-- Short exercise --
Select from the data all lines with the word "diagram".

— Begin Rows —

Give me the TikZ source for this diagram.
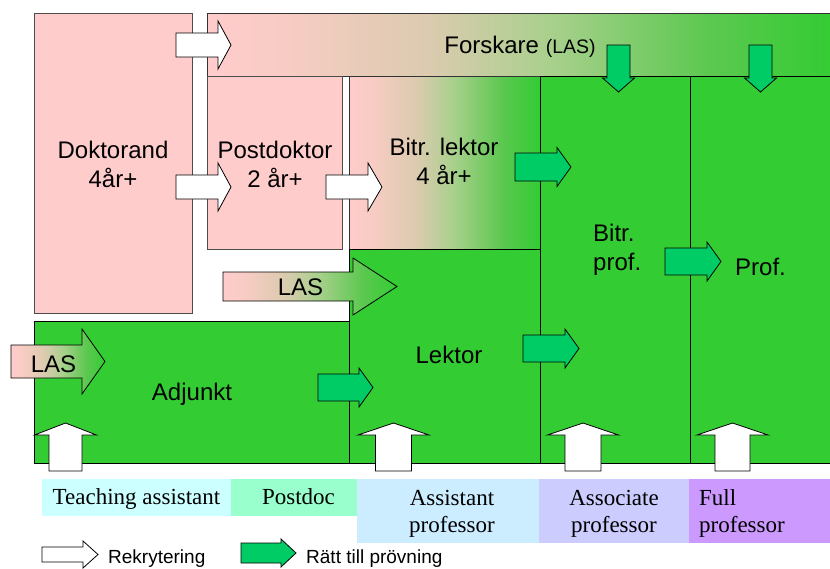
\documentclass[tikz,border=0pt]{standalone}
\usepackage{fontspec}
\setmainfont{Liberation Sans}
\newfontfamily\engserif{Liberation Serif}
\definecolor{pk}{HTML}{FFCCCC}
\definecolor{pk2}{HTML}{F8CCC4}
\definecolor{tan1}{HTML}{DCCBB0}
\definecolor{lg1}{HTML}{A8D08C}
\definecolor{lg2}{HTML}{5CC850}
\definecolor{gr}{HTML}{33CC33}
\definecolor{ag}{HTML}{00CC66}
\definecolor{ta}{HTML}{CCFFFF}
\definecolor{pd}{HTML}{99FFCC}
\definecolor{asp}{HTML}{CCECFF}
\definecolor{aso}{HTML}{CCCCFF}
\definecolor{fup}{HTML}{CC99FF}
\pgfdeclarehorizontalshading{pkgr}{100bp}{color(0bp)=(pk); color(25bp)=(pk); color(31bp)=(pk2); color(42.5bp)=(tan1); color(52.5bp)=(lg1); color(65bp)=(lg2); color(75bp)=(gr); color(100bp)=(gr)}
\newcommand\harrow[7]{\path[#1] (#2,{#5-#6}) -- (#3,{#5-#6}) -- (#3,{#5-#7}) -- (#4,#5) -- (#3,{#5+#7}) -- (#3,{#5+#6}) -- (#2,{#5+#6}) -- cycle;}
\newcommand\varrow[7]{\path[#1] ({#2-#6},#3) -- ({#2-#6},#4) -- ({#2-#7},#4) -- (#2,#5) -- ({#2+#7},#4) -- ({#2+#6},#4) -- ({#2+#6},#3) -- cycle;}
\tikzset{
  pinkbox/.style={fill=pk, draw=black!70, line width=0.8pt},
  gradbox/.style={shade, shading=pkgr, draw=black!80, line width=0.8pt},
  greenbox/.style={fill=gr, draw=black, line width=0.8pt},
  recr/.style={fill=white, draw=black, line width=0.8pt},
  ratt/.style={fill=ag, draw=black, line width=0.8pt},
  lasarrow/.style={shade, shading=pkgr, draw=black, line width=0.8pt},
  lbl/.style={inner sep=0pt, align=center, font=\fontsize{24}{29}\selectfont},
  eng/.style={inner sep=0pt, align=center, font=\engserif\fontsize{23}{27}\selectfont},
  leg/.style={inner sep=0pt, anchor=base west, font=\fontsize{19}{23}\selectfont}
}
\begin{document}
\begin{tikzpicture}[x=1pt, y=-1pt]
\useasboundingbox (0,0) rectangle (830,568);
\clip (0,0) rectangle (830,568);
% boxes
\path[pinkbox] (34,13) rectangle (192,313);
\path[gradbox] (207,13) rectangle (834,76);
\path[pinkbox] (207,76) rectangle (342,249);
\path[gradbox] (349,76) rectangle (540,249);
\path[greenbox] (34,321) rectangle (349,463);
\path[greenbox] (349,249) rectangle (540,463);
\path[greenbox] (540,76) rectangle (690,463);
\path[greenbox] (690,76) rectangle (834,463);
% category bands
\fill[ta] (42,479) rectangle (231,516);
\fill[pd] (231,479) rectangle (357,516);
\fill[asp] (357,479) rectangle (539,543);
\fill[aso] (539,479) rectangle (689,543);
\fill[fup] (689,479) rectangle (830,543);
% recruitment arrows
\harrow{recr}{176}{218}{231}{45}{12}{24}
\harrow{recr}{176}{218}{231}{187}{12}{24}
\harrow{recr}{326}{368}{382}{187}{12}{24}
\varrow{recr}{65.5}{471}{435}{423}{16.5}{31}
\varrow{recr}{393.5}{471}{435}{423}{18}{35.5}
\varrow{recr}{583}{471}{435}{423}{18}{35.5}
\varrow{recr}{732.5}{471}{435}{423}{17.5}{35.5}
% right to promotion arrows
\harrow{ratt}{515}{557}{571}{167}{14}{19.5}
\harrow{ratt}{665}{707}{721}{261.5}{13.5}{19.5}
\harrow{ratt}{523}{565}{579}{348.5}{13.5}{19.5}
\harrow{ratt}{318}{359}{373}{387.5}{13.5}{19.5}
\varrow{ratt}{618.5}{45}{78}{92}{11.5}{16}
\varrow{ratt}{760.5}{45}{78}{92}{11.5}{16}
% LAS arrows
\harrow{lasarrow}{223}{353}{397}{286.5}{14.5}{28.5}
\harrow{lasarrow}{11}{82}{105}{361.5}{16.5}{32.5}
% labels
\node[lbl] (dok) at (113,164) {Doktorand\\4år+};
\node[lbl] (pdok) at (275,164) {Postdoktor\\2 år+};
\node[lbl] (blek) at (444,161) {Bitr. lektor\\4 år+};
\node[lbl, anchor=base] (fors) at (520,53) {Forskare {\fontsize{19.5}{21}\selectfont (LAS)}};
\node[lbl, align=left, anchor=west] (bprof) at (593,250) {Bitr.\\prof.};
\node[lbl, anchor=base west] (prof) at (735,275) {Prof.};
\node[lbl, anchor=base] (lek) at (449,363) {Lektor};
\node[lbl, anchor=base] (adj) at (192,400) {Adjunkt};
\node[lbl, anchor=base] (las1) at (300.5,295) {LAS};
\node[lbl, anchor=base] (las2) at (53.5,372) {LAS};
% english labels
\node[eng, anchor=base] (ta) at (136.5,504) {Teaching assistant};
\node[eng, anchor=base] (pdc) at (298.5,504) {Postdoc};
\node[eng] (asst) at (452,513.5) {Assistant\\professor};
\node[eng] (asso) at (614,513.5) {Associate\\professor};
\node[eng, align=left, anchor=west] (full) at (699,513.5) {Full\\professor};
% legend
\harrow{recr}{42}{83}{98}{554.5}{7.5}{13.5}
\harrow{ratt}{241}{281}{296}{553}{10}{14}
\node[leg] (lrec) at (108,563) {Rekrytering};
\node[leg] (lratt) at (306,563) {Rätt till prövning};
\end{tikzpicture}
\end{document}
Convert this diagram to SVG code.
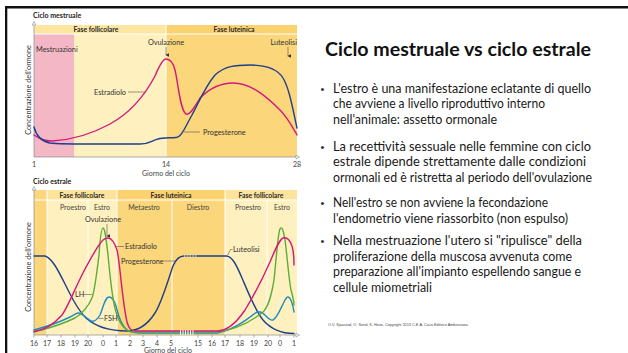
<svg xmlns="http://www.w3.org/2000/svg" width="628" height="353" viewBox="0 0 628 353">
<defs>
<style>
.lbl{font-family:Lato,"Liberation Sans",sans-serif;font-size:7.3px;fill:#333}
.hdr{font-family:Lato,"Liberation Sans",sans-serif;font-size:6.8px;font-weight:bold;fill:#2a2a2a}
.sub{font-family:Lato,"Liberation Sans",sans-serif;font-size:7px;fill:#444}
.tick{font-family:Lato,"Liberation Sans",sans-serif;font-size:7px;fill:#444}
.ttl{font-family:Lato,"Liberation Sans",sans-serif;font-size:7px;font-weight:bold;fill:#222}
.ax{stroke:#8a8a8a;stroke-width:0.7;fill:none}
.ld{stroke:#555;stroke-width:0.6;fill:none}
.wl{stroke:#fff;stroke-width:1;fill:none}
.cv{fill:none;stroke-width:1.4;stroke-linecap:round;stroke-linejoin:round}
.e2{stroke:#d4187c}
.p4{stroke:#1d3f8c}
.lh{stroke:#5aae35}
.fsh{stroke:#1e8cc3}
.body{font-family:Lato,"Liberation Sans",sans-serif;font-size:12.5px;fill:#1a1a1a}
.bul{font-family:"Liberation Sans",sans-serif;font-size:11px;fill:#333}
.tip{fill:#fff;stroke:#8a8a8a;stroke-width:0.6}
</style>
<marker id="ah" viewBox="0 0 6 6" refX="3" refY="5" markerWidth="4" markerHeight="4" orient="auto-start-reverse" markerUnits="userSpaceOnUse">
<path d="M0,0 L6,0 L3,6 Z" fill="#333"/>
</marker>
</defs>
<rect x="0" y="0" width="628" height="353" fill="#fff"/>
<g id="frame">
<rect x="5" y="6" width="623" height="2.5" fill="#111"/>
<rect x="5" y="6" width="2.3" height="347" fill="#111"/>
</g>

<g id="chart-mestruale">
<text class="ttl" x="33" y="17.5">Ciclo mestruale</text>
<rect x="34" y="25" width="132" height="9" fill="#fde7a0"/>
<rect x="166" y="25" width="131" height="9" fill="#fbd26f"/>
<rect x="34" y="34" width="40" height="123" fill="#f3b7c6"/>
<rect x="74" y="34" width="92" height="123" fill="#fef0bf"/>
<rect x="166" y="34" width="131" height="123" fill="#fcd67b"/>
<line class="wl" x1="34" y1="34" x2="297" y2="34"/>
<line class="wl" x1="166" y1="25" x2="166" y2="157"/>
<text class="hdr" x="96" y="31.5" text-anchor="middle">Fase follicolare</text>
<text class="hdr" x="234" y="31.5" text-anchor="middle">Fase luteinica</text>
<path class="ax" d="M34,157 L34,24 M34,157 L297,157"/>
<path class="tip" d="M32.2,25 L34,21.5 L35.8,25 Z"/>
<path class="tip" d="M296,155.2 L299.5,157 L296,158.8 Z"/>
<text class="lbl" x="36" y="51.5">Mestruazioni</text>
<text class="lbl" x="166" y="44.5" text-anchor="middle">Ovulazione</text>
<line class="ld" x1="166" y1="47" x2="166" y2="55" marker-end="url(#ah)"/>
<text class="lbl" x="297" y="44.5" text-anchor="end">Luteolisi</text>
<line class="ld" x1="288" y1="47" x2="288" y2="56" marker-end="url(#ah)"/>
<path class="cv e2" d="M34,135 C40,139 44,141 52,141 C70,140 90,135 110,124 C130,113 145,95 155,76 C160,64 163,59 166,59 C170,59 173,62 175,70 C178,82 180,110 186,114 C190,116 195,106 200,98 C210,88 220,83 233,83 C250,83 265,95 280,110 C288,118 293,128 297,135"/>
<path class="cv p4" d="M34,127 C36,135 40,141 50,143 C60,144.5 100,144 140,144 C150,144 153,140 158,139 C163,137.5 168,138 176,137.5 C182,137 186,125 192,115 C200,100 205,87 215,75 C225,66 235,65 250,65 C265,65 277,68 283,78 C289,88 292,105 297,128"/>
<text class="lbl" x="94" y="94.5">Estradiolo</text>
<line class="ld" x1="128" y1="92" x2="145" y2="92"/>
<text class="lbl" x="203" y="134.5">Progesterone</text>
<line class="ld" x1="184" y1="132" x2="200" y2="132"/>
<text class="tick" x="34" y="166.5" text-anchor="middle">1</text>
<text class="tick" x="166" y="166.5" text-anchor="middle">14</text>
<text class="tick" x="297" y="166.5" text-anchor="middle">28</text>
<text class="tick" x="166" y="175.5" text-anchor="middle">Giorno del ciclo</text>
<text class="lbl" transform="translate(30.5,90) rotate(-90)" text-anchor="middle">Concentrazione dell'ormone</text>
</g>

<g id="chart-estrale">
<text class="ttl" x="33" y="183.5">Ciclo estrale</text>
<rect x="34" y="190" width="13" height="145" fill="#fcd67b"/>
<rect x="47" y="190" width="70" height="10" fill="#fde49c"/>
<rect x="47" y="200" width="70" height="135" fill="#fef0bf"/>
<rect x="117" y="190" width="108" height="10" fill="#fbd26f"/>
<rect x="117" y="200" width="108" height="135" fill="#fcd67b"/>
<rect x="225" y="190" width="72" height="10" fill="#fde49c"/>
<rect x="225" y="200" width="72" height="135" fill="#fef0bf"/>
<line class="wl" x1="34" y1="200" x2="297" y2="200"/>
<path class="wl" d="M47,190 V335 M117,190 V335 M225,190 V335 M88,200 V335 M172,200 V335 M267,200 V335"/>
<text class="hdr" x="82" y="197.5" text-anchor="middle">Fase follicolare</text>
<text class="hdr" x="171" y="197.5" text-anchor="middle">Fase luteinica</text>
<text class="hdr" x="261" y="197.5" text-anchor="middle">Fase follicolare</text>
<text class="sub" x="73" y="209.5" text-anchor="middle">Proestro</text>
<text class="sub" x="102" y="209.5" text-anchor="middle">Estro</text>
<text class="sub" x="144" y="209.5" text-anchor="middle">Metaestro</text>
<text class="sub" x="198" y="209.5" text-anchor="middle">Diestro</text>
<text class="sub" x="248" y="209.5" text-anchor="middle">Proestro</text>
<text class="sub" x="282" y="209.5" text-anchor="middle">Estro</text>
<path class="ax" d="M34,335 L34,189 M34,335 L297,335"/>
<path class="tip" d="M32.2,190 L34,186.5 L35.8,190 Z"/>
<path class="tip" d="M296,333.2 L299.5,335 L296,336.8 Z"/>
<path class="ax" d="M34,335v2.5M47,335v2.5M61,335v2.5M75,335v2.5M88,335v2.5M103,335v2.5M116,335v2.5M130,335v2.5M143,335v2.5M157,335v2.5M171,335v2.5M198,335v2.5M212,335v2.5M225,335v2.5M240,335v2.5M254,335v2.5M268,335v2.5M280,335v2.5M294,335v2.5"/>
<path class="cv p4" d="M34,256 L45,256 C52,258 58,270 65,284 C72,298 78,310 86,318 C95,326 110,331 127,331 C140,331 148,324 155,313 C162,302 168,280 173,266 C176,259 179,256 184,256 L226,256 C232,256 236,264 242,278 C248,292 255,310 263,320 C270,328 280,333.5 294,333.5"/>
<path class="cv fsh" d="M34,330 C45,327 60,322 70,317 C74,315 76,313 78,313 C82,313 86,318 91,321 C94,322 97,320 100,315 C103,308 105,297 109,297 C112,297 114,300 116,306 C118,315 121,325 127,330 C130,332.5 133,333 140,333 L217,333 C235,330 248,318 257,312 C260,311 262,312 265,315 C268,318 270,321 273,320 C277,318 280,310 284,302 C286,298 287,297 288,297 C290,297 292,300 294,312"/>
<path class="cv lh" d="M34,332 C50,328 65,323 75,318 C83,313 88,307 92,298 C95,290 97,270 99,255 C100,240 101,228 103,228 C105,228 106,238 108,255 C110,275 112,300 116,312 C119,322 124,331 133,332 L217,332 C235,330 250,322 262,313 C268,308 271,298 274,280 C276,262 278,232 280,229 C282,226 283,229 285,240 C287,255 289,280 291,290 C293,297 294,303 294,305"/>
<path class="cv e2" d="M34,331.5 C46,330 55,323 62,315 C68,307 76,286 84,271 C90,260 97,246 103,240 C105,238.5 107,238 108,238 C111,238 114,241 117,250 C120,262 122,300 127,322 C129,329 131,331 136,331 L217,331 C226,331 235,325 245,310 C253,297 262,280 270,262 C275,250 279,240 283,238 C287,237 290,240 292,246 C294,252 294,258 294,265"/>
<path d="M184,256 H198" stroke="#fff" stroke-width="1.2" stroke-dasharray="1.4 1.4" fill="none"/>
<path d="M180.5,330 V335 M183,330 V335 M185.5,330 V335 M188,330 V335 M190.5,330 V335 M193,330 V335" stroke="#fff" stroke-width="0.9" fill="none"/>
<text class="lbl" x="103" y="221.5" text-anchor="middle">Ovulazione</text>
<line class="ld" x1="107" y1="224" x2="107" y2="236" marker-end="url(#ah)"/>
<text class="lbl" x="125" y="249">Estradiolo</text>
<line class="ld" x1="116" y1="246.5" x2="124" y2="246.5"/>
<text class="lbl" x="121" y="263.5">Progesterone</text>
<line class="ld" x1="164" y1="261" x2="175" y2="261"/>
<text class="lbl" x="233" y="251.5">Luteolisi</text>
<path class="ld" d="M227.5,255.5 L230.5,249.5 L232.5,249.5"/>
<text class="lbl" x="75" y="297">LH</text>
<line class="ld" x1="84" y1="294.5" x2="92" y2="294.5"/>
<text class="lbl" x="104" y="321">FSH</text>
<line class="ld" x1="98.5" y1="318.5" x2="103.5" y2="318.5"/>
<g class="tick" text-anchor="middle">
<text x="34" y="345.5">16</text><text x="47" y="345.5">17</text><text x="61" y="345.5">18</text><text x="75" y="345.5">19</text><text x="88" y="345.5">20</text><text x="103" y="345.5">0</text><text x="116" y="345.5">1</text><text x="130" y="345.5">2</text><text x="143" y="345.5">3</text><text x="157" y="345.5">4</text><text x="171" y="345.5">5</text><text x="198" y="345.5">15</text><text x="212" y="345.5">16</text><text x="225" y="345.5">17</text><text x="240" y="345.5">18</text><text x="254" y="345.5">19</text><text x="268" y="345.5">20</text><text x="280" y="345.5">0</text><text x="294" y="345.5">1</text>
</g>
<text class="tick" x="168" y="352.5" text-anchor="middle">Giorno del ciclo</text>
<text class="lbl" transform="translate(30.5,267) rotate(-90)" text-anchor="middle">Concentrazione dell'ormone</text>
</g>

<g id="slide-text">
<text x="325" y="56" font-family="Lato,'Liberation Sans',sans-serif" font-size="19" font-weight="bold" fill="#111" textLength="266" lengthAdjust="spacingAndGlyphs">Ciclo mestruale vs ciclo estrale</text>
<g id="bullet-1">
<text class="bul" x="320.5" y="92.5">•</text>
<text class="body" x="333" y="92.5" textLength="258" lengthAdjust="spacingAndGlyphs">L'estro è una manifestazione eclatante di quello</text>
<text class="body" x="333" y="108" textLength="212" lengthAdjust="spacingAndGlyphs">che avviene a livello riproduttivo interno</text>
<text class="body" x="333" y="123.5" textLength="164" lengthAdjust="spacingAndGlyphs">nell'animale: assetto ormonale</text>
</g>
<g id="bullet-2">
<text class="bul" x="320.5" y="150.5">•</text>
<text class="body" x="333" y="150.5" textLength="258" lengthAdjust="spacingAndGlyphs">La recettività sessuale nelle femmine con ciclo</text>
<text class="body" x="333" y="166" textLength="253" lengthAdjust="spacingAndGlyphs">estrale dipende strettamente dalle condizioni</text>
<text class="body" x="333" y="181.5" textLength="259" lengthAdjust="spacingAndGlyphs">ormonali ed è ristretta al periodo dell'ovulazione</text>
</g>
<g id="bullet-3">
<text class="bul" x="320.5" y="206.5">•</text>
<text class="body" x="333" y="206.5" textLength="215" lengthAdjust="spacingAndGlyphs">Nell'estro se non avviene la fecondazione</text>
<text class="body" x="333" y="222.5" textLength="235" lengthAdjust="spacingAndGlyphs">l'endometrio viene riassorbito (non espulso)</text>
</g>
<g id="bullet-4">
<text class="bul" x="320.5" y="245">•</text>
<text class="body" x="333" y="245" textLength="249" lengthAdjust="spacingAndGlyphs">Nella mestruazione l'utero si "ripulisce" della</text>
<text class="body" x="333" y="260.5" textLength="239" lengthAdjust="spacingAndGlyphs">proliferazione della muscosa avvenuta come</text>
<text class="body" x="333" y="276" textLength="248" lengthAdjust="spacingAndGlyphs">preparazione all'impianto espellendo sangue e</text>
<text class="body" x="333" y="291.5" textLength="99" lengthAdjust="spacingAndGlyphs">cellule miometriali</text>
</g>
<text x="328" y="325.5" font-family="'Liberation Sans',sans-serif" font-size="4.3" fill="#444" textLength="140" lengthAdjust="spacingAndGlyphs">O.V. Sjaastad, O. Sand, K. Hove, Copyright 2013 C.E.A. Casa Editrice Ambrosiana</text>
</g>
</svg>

— End Rows —

-- Solution --
Give me the TikZ source for this diagram.
Convert this diagram to SVG code.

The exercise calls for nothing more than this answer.